Using this, and our knowledge from the novel and movie, we can piece some things together. Suki has got multiple personalities and The Siamese Burn effectively destroys the extra personalities one at a time, via an electroshock-esque treatment - but what are the extra personalities? That's effectively the question that permeates throughout the entire story. Is The Scribbler the real her, or is it something else? Throughout her treatments, The Scribbler takes control as she doesn't want to be erased. As The Scribbler, she modifiers the machine (we don't know how) to perform the opposite effect. Rather than erasing them, it brings them to life. This is what helps the other patients.
This means that someone like Hogan, who just wants to help people, develops incredible powers such as the ability to float, see the truth. Similarly Alice (i.e. Michelle Trachtenburg) becomes a darker, evil being. Ultimately, this is about as much context as we are given. To give some information on the metaphorical why behind how the machine works, we can look at this interview with Dan Schaffer:
Beckett: I would think creating a book dealing with psychological
disorders would be a daunting task. How much research did you do for
The Scribbler, and is the technique used for rehabilitating Suki’s
multiple personalities something created by you whole-cloth, or did
you come across it in your research?
Schaffer: The Siamese Burn Therapy is a metaphor for the machine-like
nature of authority or the general rigidity of the modern world. Seems
like the more free we get and the more enlightened we become, the more
we tie ourselves up with rules and regulations. The idea of a machine
that resets you back to normal mental health displays a certain
arrogant assumption that the people who made the machine know what
mental health is. I’ve spent a lot of time researching various forms
of psychology, I live in a house with psychologists so the place is
filled with text books, but The Scribbler isn’t really about that
stuff.

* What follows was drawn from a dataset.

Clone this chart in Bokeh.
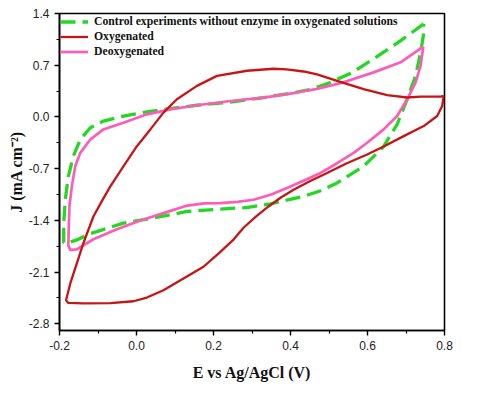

It’s all just a metaphor for life in the twenty-first century
where everyone is expected to think in a particular way or do their
jobs by the book without question, and this kind of
spreadsheet-mentality leaves no room for personal style. Individuality
is slowly becoming outlawed. To me, that’s insanity. Surely we don’t
want to live like ants, right? The Scribbler is basically saying that
the more you suppress people’s creativity, the more creative they will
become. It’s an optimistic book looking towards a world where the
people with all the answers finally realise they don’t know shit and
stop hassling the rest of us with their theories.
In other words, the central theme of the book is to be yourself and embrace your creativity and individuality - the how and why of the machine wasn't that important to Schaffer. It's what it makes the characters become that is.
So to summarise, as best as I can see it:
- Suki/The Scribbler is special and has the ability and knowledge to modify the machine. We don't know how. Schaffer's quotes suggest that it's her secret personality and that it's just stronger than she knows - that's all the depth we get it unfortunately. Whether the machine made it stronger, or it was strong to begin with, is also unclear.
- By modifying the machine, she enables everyone to become who they truly are, i.e. to give power and strength to their inner personalities.
- As a film based on a very short graphic novel, there was never a long, detailed back story to turn to.
- The graphic novel has fairly mixed reviews (as does the film), with the biggest criticism being style over substance - i.e. everything looks pretty and the cast (in the film in particular) are great, but the plot is lacking and incomplete.